A group of property owners in Portland’s Central Eastside are suing Multnomah County over the location of a new women’s shelter. They contend elected leaders botched the public engagement process and flouted zoning rules.
The developers behind the city’s Electric Blocks, a cluster of five trendy office buildings in the industrial area, filed their lawsuit Tuesday in Multnomah County Circuit Court. The plaintiffs say their millions of dollars in investments in the area will be wiped away if the homeless shelter opens as planned in mid-April at 120 S.E. Market St.
“New tenants will not come. Development of the Electric Blocks will stop,” the lawsuit states. “Plaintiffs’ investment will be lost. And the Electric Blocks will cease to exist.”
The Joint Office of Homeless Services, Portland and Multnomah County agency responsible for homeless spending, opened the location as a severe weather shelter this winter during a freezing spell the week of Christmas and once again in February. Earlier this month, county officials said they would be permanently using the space for a 125-bed shelter for women. The building was formerly a warehouse and distribution center, according to the lawsuit.
The county is leasing the property from real estate company Summit Properties Inc. Summit Properties is also named as a defendant in the suit.
The lawsuit arrives as some elected officials and advocacy groups such as People For Portland push for local government to dramatically expand their shelter options and crack down on public camping. Organizers of People For Portland, a controversial nonprofit structured as a 501(c)(4), announced last week that they’re trying to put a measure on the November ballot to redirect most of the money from the 2020 Metro Homeless Service measure away from creating supportive housing services and toward creating shelter space.
Advocates for people experiencing homelessness have condemned the plan, saying massive investments in temporary shelters fritter away money that could be used on long-term solutions. Tuesday’s lawsuit indicates there could be another group entering the already heated debate over how to best handle the housing crisis: people who could see new shelters in their neighborhood.
The Electric Blocks developers are not the only ones protesting the women’s shelter.

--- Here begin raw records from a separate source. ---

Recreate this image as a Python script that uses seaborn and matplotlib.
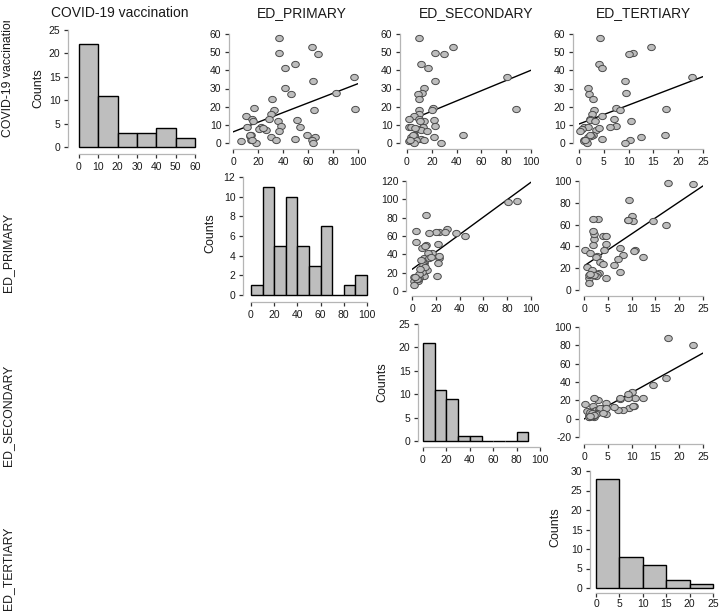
import matplotlib
matplotlib.use("Agg")
import numpy as np
import pandas as pd
import seaborn as sns
import matplotlib.pyplot as plt
from matplotlib.path import Path

covid = [57.6, 52.9, 49.4, 49.0, 43.4, 41.2, 36.2, 34.4, 30.2, 27.4, 26.9, 24.3,
         19.4, 18.7, 18.3, 17.9, 16.2, 15.0, 13.4, 13.2, 12.6, 12.3, 11.9, 9.5,
         9.0, 8.8, 8.8, 7.7, 7.3, 6.4, 4.6, 4.5, 3.7, 3.3, 3.3, 2.2, 1.8, 1.8,
         1.8, 0.9, 0.0, 0.0, 4.2, 1.5, 8.0]
ed_primary = [36.5, 63.2, 36.5, 68.0, 49.9, 41.9, 96.8, 64.0, 41.3, 82.7, 46.7, 30.9,
              16.8, 97.9, 64.8, 32.5, 30.1, 10.7, 15.5, 28.5, 51.2, 36.0, 16.0, 38.7,
              10.9, 53.9, 22.7, 20.8, 26.1, 36.8, 14.7, 59.5, 13.3, 30.7, 65.3, 49.3,
              14.0, 34.0, 63.5, 6.7, 18.7, 64.0, 13.5, 15.0, 24.0]
ed_secondary = [9.9, 37.1, 22.8, 29.5, 11.6, 16.7, 80.6, 22.8, 13.4, 12.1, 8.6, 9.7,
                21.0, 88.2, 20.4, 9.9, 9.4, 5.4, 1.3, 9.4, 22.0, 14.0, 10.2, 22.8,
                1.3, 3.2, 12.6, 8.6, 11.3, 16.1, 5.9, 44.9, 5.4, 22.0, 3.5, 11.3,
                3.5, 7.5, 14.0, 2.0, 5.9, 27.4, 4.5, 2.7, 6.5]
ed_tertiary = [4.2, 14.6, 10.8, 10.1, 4.0, 4.6, 22.8, 9.3, 1.9, 9.4, 2.0, 2.8,
               7.5, 17.6, 3.0, 8.2, 2.6, 4.6, 2.2, 7.1, 2.15, 10.55, 3.2, 7.5,
               1.0, 1.8, 6.2, 0.7, 3.4, 0.3, 2.8, 17.3, 2.5, 12.4, 1.8, 4.7,
               1.0, 1.2, 10.35, 1.1, 1.6, 9.2, 2.15, 1.3, 4.0]
var_names = ["COVID-19 vaccination", "ED_PRIMARY", "ED_SECONDARY", "ED_TERTIARY"]

df = pd.DataFrame({var_names[0]: covid, var_names[1]: ed_primary,
                   var_names[2]: ed_secondary, var_names[3]: ed_tertiary})

sns.set_theme(style="white")
plt.rcParams["font.family"] = ["Liberation Sans", "DejaVu Sans"]

W, H = 719, 611
fig = plt.figure(figsize=(W / 100, H / 100), dpi=100)
PT = 0.72  # points per pixel at 100 dpi

BAR_COLOR = "#bebebe"
PT_FILL = "#bdbdbd"
PT_EDGE = "#4a4a4a"
SPINE = "#b5b5b5"
TICK = "#333333"

circ = Path.unit_circle()
ELL = Path(circ.vertices * np.array([1.0, 0.82]), circ.codes)


def px_axes(x0, x1, ytop, ybot):
    return fig.add_axes([x0 / W, 1 - ybot / H, (x1 - x0) / W, (ybot - ytop) / H])


def r_style(ax, xticks, yticks, xoff, yoff, xpad=2.5):
    ax.set_xlim(xticks[0], xticks[-1])
    ax.set_ylim(yticks[0], yticks[-1])
    ax.set_xticks(xticks)
    ax.set_yticks(yticks)
    ax.set_xticklabels([str(int(t)) for t in xticks])
    ax.set_yticklabels([str(int(t)) for t in yticks])
    for s in ["top", "right"]:
        ax.spines[s].set_visible(False)
    ax.spines["left"].set_position(("outward", yoff * PT))
    ax.spines["bottom"].set_position(("outward", xoff * PT))
    ax.spines["left"].set_bounds(yticks[0], yticks[-1])
    ax.spines["bottom"].set_bounds(xticks[0], xticks[-1])
    for s in ["left", "bottom"]:
        ax.spines[s].set_color(SPINE)
        ax.spines[s].set_linewidth(0.9)
    ax.tick_params(direction="out", length=3, width=0.9, color=TICK,
                   labelsize=7.5, labelcolor="#1a1a1a", pad=2.5,
                   bottom=True, left=True)
    ax.tick_params(axis="x", pad=xpad)
    ax.set_xlabel("")
    ax.set_ylabel("")
    ax.patch.set_alpha(0)
    ax.grid(False)


# ---------------- diagonal histograms ----------------
hist_specs = [
    dict(rect=(79, 195, 30, 147), bins=np.arange(0, 61, 10), xticks=np.arange(0, 61, 10),
         yticks=np.arange(0, 26, 5), xoff=7, yoff=11, cx=38, cy=88, xpad=2.5),
    dict(rect=(251, 367, 177, 295), bins=np.arange(0, 101, 10), xticks=np.arange(0, 101, 20),
         yticks=np.arange(0, 13, 2), xoff=7, yoff=8, cx=210, cy=233, xpad=2.5),
    dict(rect=(423, 540, 324, 441), bins=np.arange(0, 91, 10), xticks=np.arange(0, 101, 20),
         yticks=np.arange(0, 26, 5), xoff=6, yoff=5, cx=382, cy=382, xpad=2.5),
    dict(rect=(596, 713, 471, 588), bins=np.arange(0, 26, 5), xticks=np.arange(0, 26, 5),
         yticks=np.arange(0, 31, 5), xoff=5, yoff=6, cx=555, cy=527, xpad=1.2),
]

for i, spec in enumerate(hist_specs):
    ax = px_axes(*spec["rect"])
    sns.histplot(x=df[var_names[i]], bins=spec["bins"], ax=ax, color=BAR_COLOR,
                 edgecolor="black", linewidth=1.0, alpha=1.0)
    r_style(ax, spec["xticks"], spec["yticks"], spec["xoff"], spec["yoff"], spec["xpad"])
    for p in ax.patches:
        p.set_clip_on(False)
    fig.text(spec["cx"] / W, 1 - spec["cy"] / H, "Counts", rotation=90,
             ha="center", va="center", fontsize=9, color="#1a1a1a")

# ---------------- upper-triangle scatter + regression ----------------
scatter_specs = [
    dict(r=0, c=1, rect=(233, 358, 34, 143), xticks=np.arange(0, 101, 20),
         yticks=np.arange(0, 61, 10), xoff=6, yoff=4),
    dict(r=0, c=2, rect=(407, 531, 34, 143), xticks=np.arange(0, 101, 20),
         yticks=np.arange(0, 61, 10), xoff=6, yoff=7),
    dict(r=0, c=3, rect=(579, 703, 34, 143), xticks=np.arange(0, 26, 5),
         yticks=np.arange(0, 61, 10), xoff=6, yoff=6),
    dict(r=1, c=2, rect=(412, 531, 181, 291), xticks=np.arange(0, 101, 20),
         yticks=np.arange(0, 121, 20), xoff=5, yoff=6),
    dict(r=1, c=3, rect=(584, 703, 181, 290), xticks=np.arange(0, 26, 5),
         yticks=np.arange(0, 101, 20), xoff=6, yoff=5),
    dict(r=2, c=3, rect=(584, 703, 327, 437), xticks=np.arange(0, 26, 5),
         yticks=np.arange(-20, 101, 20), xoff=7, yoff=5),
]

for spec in scatter_specs:
    ax = px_axes(*spec["rect"])
    ax.set_xlim(spec["xticks"][0], spec["xticks"][-1])
    ax.set_ylim(spec["yticks"][0], spec["yticks"][-1])
    sns.regplot(x=df[var_names[spec["c"]]], y=df[var_names[spec["r"]]], ax=ax,
                ci=None, truncate=False, marker=ELL,
                scatter_kws=dict(s=30, facecolor=PT_FILL, edgecolor=PT_EDGE,
                                 linewidths=0.7, alpha=1.0, clip_on=False, zorder=3),
                line_kws=dict(color="black", linewidth=1.0, zorder=2))
    r_style(ax, spec["xticks"], spec["yticks"], spec["xoff"], spec["yoff"])

# ---------------- variable names ----------------
col_centers = [120, 302, 476, 643]
for name, cx in zip(var_names, col_centers):
    fig.text(cx / W, 1 - 13 / H, name, ha="center", va="center", fontsize=10,
             color="#1a1a1a")

# row labels (the first one is clipped at the top of its cell, as in the reference)
row_ax = fig.add_axes([0, 0, 22 / W, (H - 21) / H])
row_ax.set_axis_off()
row_ax.set_xlim(0, 22)
row_ax.set_ylim(H, 21)
row_ax.text(8, 137, var_names[0], rotation=90, ha="center", va="bottom",
            fontsize=8.8, color="#1a1a1a", clip_on=True)
for name, cy in zip(var_names[1:], [252, 415, 568]):
    row_ax.text(8, cy, name, rotation=90, ha="center", va="center",
                fontsize=8.8, color="#1a1a1a", clip_on=False)

fig.savefig("out.png", dpi=100)
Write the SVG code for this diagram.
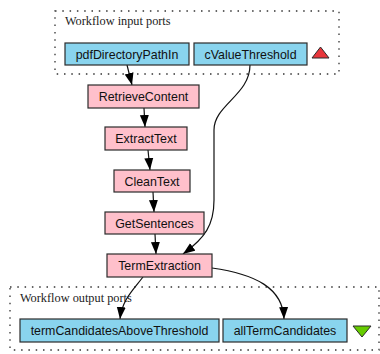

The Central Eastside Industrial Council, a coalition of businesses and property owners that pay for extra public services such as trash cleanup, is also rallying against the shelters. Coalition members say there was little time to review the shelter plan and fear that people who take refuge there would struggle to find permanent housing.
“The proposed warehousing of shelter occupants is mis-aligned with the County’s stated housing goals,” coalition board President Eric Cress wrote in a letter Tuesday to city and county officials.
While the shelter will not open full-time until April 15, the property owners in the lawsuit predict a worst-case scenario for the site. The plaintiffs say the shelter will constitute a nuisance and will allow for the storing of “dangerous items,” such as fire stoves and weapons, “the stacking of garbage, needles, makeshift beds, water bottles, food wrappers,” and permit “noxious odors” to emanate from open showers and toilets.
Therefore, they argue in their legal filing, the site is likely to be “a public and private nuisance.” The property owners also allege the county violated Oregon’s Open Meeting Laws by failing to notify them about the new shelter as well as the city’s planning and zoning code by placing a mass shelter in an area zoned for industrial uses.
“The legal filing is really trying to say ‘Please slow down and take a pause,’” said Adam Tyler, the president of real estate firm Killian Pacific, the parent company for the plaintiffs and owner of the five office buildings. “There has not been any opportunity for people to be heard. There’s been no information shared with the public about the proposal.”
Tyler said he agreed with the call to build more shelters to address the homeless crisis, but not at 120 S.E. Market St., a spot roughly in the center of his five buildings. He said the space was a windowless warehouse and would isolate people in an industrial area removed from social services.
“We’re strongly supportive of shelters,” he said. “We just want them to be located in smart places.”
A spokesperson for the Joint Office declined to comment, citing the county’s policy of not speaking on pending litigation.